SOUTHFIELD, Mich. (WXYZ) — A partnership between Lawrence Technology University and the Michigan Department of Transportation is helping develop a new way to build bridges in the Mitten state.
Currently there are around 1,100 bridges in Michigan that are currently rated in poor condition. Part of the issues? Salt water seeping into the bridges through cracks and corroding the steel enforcement.
That is where carbon fiber steps in. The material does not corrode under the same weather conditions.
Got a cool Getting Around Metro Detroit story for you this morning! @LawrenceTechU teaming up with @MichiganDOT to start using carbon fiber while building bridges! I'll explain the benefits in detail at 6:40 a.m. on @wxyzdetroit pic.twitter.com/m6J2d6CQDB— Ali Hoxie (@ali_hoxie) October 14, 2020
“Our job is to try to find the alternative for the steal bars and come up with good material that will last 100 years,” said Dean College of Engineering Nabil Grace.
Grace has been working on studying this material since the 1990s. Just recently, it received national recognition, receiving the American Association of State Highway Transportation Sweet 16 top projects of 2020.
So far, carbon fiber has been used in 13 different bridges in Michigan. There are plans to build two more carbon fiber bridges in the future, both on bridges a part of the I-94 Modernization project.

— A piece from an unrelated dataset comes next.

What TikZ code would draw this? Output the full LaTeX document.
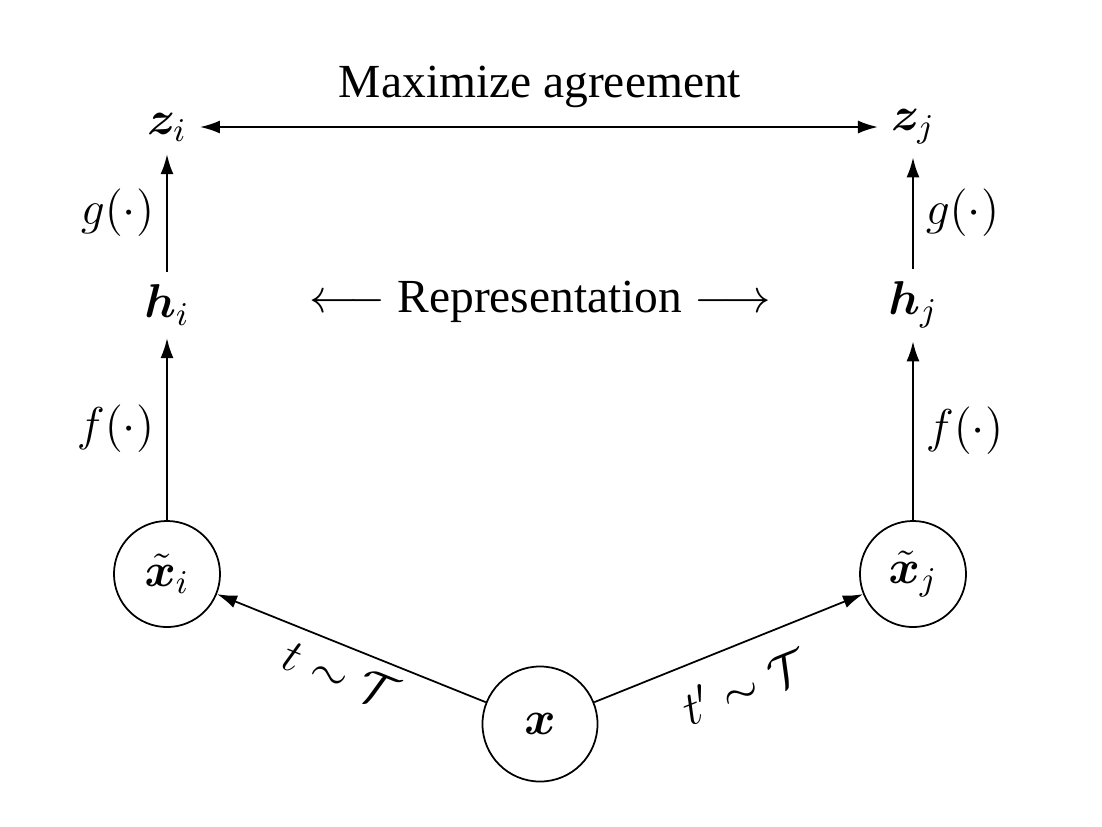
\documentclass[tikz,border=0pt]{standalone}
\usepackage{fix-cm}
\usepackage{amsmath,bm}
\usepackage{fontspec}
\setmainfont{Liberation Serif}
\usepackage{tikz}
\usetikzlibrary{arrows.meta}

\begin{document}
\begin{tikzpicture}[
  x=0.01cm, y=-0.01cm,
  font=\fontsize{13.5}{16}\selectfont,
  vec/.style={inner sep=0.35em},
  view/.style={draw, circle, line width=0.5pt, minimum size=1.06cm, inner sep=1pt},
  orig/.style={view, minimum size=1.15cm},
  arr/.style={-{Latex[length=2mm, width=1.3mm]}, line width=0.6pt},
  both/.style={{Latex[length=2mm, width=1.3mm]}-{Latex[length=2mm, width=1.3mm]}, line width=0.6pt},
  aug/.style={line width=0.5pt, -{Latex[length=2mm, width=1.3mm]}}
]
\useasboundingbox (0,0) rectangle (1102,826);

\node[orig] (x) at (540,724) {$\bm{x}$};
\node[view] (xi) at (167,574) {$\tilde{\bm{x}}_i$};
\node[view] (xj) at (913,574) {$\tilde{\bm{x}}_j$};
\node[vec] (hi) at (167,305) {$\bm{h}_i$};
\node[vec] (hj) at (913,305) {$\bm{h}_j$};
\node[vec] (zi) at (167,127) {$\bm{z}_i$};
\node[vec] (zj) at (913,127) {$\bm{z}_j$};
\node (agree) at (540,87) {Maximize agreement};
\node (repr) at (540,302) {$\longleftarrow$ Representation $\longrightarrow$};

\draw[aug] (x) -- node[sloped, below] {$t \sim \mathcal{T}$} (xi);
\draw[aug] (x) -- node[sloped, below=3pt] {$t' \sim \mathcal{T}$} (xj);
\draw[arr] (xi) -- node[left] {$f(\cdot)$} (hi);
\draw[arr] (xj) -- node[right] {$f(\cdot)$} (hj);
\draw[arr] (hi) -- node[left] {$g(\cdot)$} (zi);
\draw[arr] (hj) -- node[right] {$g(\cdot)$} (zj);
\draw[both] (zi) -- (zj);
\end{tikzpicture}
\end{document}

Chief Bridge Engineer for MDOT Matt Chynoweth says carbon fiber comes with a highway price tag higher than steel but lasts longer.
“The materials are more expensive up front obviously when you are dealing with a new material that doesn’t have the market saturation that a tradition material does, you are going to pay a premium for it which we are, however if you don’t have to work on the bridge for 25, 35 or even 50 years, the next generation is going to realize those savings,” said Chynoweth.